— BEGIN —

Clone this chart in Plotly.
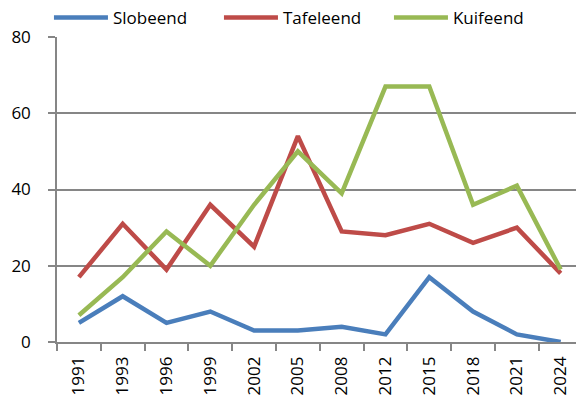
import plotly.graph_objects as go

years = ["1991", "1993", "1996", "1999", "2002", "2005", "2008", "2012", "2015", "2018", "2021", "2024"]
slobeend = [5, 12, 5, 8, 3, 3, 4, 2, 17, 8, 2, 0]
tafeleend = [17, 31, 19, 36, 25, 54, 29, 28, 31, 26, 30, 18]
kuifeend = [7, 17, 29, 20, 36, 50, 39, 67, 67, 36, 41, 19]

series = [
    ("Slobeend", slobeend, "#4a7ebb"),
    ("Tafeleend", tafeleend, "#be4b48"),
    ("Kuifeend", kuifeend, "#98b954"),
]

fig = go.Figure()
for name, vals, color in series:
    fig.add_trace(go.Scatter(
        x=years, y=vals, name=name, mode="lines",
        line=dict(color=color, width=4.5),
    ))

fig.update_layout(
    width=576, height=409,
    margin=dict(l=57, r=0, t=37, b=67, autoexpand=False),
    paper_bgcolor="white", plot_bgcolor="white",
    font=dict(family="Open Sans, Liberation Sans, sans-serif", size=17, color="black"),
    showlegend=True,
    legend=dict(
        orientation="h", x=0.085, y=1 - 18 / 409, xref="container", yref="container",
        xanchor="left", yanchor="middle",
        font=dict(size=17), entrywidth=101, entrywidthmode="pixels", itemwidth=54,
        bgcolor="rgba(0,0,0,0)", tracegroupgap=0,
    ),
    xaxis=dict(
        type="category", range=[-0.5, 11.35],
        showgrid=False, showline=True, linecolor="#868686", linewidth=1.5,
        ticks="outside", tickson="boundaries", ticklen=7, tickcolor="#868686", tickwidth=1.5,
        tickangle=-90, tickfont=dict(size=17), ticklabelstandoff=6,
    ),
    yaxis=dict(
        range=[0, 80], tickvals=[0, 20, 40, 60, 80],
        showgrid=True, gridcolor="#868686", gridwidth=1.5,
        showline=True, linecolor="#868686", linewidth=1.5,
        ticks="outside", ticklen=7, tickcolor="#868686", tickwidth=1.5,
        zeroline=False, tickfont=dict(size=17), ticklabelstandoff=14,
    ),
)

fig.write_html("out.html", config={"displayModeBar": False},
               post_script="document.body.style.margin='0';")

— END —

Request ->
In the data above, please extract the lines from the first one through the line with "36, 41, 19]", exactly, and keep pictures out.

Written response ->
Clone this chart in Plotly.
import plotly.graph_objects as go

years = ["1991", "1993", "1996", "1999", "2002", "2005", "2008", "2012", "2015", "2018", "2021", "2024"]
slobeend = [5, 12, 5, 8, 3, 3, 4, 2, 17, 8, 2, 0]
tafeleend = [17, 31, 19, 36, 25, 54, 29, 28, 31, 26, 30, 18]
kuifeend = [7, 17, 29, 20, 36, 50, 39, 67, 67, 36, 41, 19]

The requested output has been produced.